Firefighters in recent years have expressed growing alarm about the potential danger of toxic chemicals in their gear, especially given their elevated cancer rates. Studies from the National Institute for Occupational Safety and Health have found that firefighters have a 9 percent higher risk of getting cancer than other Americans, and a 14 percent higher risk of dying from the disease.


Between 2002 and 2019, cancer caused 66 percent of career firefighter “line-of-duty deaths,” according to the International Association of Fire Fighters, the nation’s largest firefighters’ union.

In October, firefighters in California sued 3M, Chemours, E.I. du Pont de Nemours, and other manufacturers of turnout gear, alleging that the companies knowingly produced and sold firefighting equipment with PFAS.

Last week, firefighters on Nantucket and in Fall River persuaded fellow members of the IAFF, which represents 324,000 full-time firefighters, to ban sponsorships of their meetings from equipment makers and the chemical industry.

Captain Sean Mitchell of the Nantucket Fire Department said the study showed “the fire service has been misled by the industry for far too long.”
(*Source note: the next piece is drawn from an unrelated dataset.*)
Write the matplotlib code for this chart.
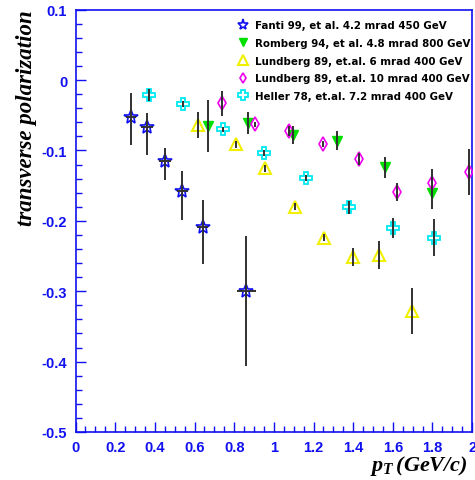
import numpy as np
import matplotlib
matplotlib.use("Agg")
import matplotlib.pyplot as plt
from matplotlib.ticker import MultipleLocator

# Fanti 99, 4.2 mrad 450 GeV
fanti_x = [0.28, 0.359, 0.451, 0.539, 0.641, 0.862]
fanti_y = [-0.053, -0.066, -0.115, -0.157, -0.209, -0.299]
fanti_ylo = [0.039, 0.041, 0.027, 0.042, 0.053, 0.107]
fanti_yhi = [0.034, 0.019, 0.018, 0.028, 0.038, 0.078]
fanti_xerr = [0.027, 0.030, 0.028, 0.028, 0.028, 0.050]

# Romberg 94, 4.8 mrad 800 GeV
romb_x = [0.67, 0.87, 1.095, 1.32, 1.56, 1.80]
romb_y = [-0.065, -0.061, -0.078, -0.086, -0.124, -0.161]
romb_err = [0.037, 0.015, 0.013, 0.014, 0.015, 0.022]

# Lundberg 89, 6 mrad 400 GeV
lund6_x = [0.62, 0.81, 0.955, 1.107, 1.255, 1.40, 1.53, 1.695]
lund6_y = [-0.064, -0.091, -0.125, -0.180, -0.224, -0.251, -0.249, -0.328]
lund6_err = [0.018, 0.005, 0.005, 0.005, 0.005, 0.013, 0.020, 0.033]

# Lundberg 89, 10 mrad 400 GeV
lund10_x = [0.74, 0.907, 1.075, 1.25, 1.43, 1.62, 1.80, 1.985]
lund10_y = [-0.033, -0.063, -0.072, -0.091, -0.112, -0.159, -0.146, -0.131]
lund10_err = [0.018, 0.004, 0.007, 0.004, 0.008, 0.013, 0.020, 0.033]

# Heller 78, 7.2 mrad 400 GeV
hel_x = [0.372, 0.54, 0.742, 0.95, 1.162, 1.38, 1.60, 1.81]
hel_y = [-0.021, -0.034, -0.070, -0.104, -0.139, -0.181, -0.210, -0.224]
hel_err = [0.009, 0.004, 0.004, 0.004, 0.004, 0.009, 0.014, 0.026]

labels = ["Fanti 99, et al. 4.2 mrad 450 GeV",
          "Romberg 94, et al. 4.8 mrad 800 GeV",
          "Lundberg 89, et.al. 6 mrad 400 GeV",
          "Lundberg 89, et.al. 10 mrad 400 GeV",
          "Heller 78, et.al. 7.2 mrad 400 GeV"]

plt.rcParams['mathtext.fontset'] = 'custom'
plt.rcParams['mathtext.it'] = 'Liberation Serif:bold:italic'
plt.rcParams['mathtext.rm'] = 'Liberation Serif:bold:italic'

fig = plt.figure(figsize=(4.75, 4.81), dpi=100)
ax = fig.add_axes([0.159, 0.0998, 0.835, 0.878])

blue = '#1010f0'
ecol = '#303030'
ebar = dict(fmt='none', ecolor=ecol, elinewidth=1.4, capsize=0, zorder=5)

ax.errorbar(fanti_x, fanti_y, yerr=[fanti_ylo, fanti_yhi], xerr=fanti_xerr, **ebar)
ax.errorbar(romb_x, romb_y, yerr=romb_err, **ebar)
ax.errorbar(lund6_x, lund6_y, yerr=lund6_err, **ebar)
ax.errorbar(lund10_x, lund10_y, yerr=lund10_err, **ebar)
ax.errorbar(hel_x, hel_y, yerr=hel_err, **ebar)

ax.plot(fanti_x, fanti_y, ls='none', marker='*', ms=10, mfc='none', mec=blue, mew=1.2, zorder=4, label=labels[0])
ax.plot(romb_x, romb_y, ls='none', marker='v', ms=7, mfc='#00e000', mec='#00e000', zorder=4, label=labels[1])
ax.plot(lund6_x, lund6_y, ls='none', marker='^', ms=8.5, mfc='none', mec='#f0f000', mew=1.5, zorder=4, label=labels[2])
ax.plot(lund10_x, lund10_y, ls='none', marker='d', ms=7, mfc='none', mec='#f000f0', mew=1.2, zorder=4, label=labels[3])
ax.plot(hel_x, hel_y, ls='none', marker='P', ms=8.5, mfc='none', mec='#00e8f0', mew=1.3, zorder=4, label=labels[4])

ax.set_xlim(0, 2)
ax.set_ylim(-0.5, 0.1)
ax.xaxis.set_major_locator(MultipleLocator(0.2))
ax.xaxis.set_minor_locator(MultipleLocator(0.05))
ax.yaxis.set_major_locator(MultipleLocator(0.1))
ax.yaxis.set_minor_locator(MultipleLocator(0.02))
ax.xaxis.set_major_formatter(plt.FuncFormatter(lambda v, p: f"{v:g}"))
ax.yaxis.set_major_formatter(plt.FuncFormatter(lambda v, p: f"{v:.1f}" if abs(v) > 1e-9 else "0"))

for s in ax.spines.values():
    s.set_color(blue)
    s.set_linewidth(1.2)
ax.tick_params(which='both', direction='in', colors=blue, top=False, right=False,
               labelsize=10.5)
ax.tick_params(which='major', length=7, width=1.0, pad=6)
ax.tick_params(which='minor', length=4, width=1.0)
for t in ax.get_xticklabels() + ax.get_yticklabels():
    t.set_fontweight('bold')
    t.set_family('Liberation Sans')
    t.set_color(blue)

ax.set_ylabel('transverse polarization', family='Liberation Serif', style='italic',
              weight='bold', fontsize=16.5, color='black', loc='top', labelpad=3)
ax.set_xlabel(r'$p_T\,$(GeV/c)', family='Liberation Serif', style='italic',
              weight='bold', fontsize=16, color='black', loc='right', labelpad=-1)
ax.xaxis.label.set_x(0.99)

leg = ax.legend(loc='upper left', bbox_to_anchor=(0.40, 0.985), frameon=False,
                handlelength=1.0, handletextpad=0.6, labelspacing=0.75, markerscale=0.8,
                borderaxespad=0, prop=dict(family='DejaVu Sans', weight='bold', size=7.4))

fig.savefig('out.png', dpi=100)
“The fact that we have been unknowingly exposed to toxic chemicals from our turnout gear, which is supposed to keep us safe, is horrifying,” he said. “Learning that the industry has been aware of these dangers for decades and chose not to tell us, should make every firefighter angry.”

Jason Burns, a firefighter in Fall River, said the study confirmed what he has long feared. “Quite frankly, it angers me, and I feel duped,” he said.

Both said they know many firefighters who have been diagnosed with cancer, and some who have died.

The study, however, does not establish a link between the presence of PFAS chemicals in firefighting gear and cancer. Firefighters are exposed to a range of carcinogens in flame retardants and regular consumer products that burn in fires, many of which contain PFAS chemicals.


Amy Calhoun, a spokeswoman for W. L. Gore & Associates, a Delaware manufacturer of moisture-barrier textiles used in turnout gear, said their equipment was “developed to protect firefighters working in harsh and often dangerous conditions.”

“Because there are clear and important distinctions between the more than 4,700 materials often referred to as PFAS, it is a very complex topic,” she said. “It would be inappropriate for Gore to comment on this study without a more careful review.”

Scientists have found that even minute amounts of many of the chemicals can be dangerous. In 2019, Massachusetts set new standards that require communities to clean up contaminated groundwater and drinking water if the total concentration of six PFAS chemicals reaches 20 parts per trillion, far less than the amount found at the fire stations.

While there’s a significant difference between PFAS in drinking water, scientists noted that dust is also dangerous because it can be inhaled or absorbed through the skin.

“This study should serve as the final stake through the heart of the industry’s denials regarding the presence of PFAS in firefighter turnout gear,” said Kyla Bennett, science policy director of the Public Employees for Environmental Responsibility, an advocacy group. “Our firefighters risk their lives every day, but putting on their turnout gear should not expose them to toxic chemicals.”


The study, which was published in the latest edition of the Journal of Exposure Science & Environmental Epidemiology, suggests the dangers from such exposure to toxic dust may be significant, given that firefighters spend on average three-quarters of their 24-hour shifts at their stations.

Graham F. Peaslee, a physics and biochemistry professor at the University of Notre Dame and a coauthor of the study, said the research appeared to corroborate his previous studies.

“This is a crucial confirmatory study for what the firefighters have been worried about,” he said. “The fact that the dust is filled with the type of PFAS associated with textiles instead of foam is the first surprising result. The fact that is highly correlated with textile storage areas within the fire station is just a nail in that coffin.”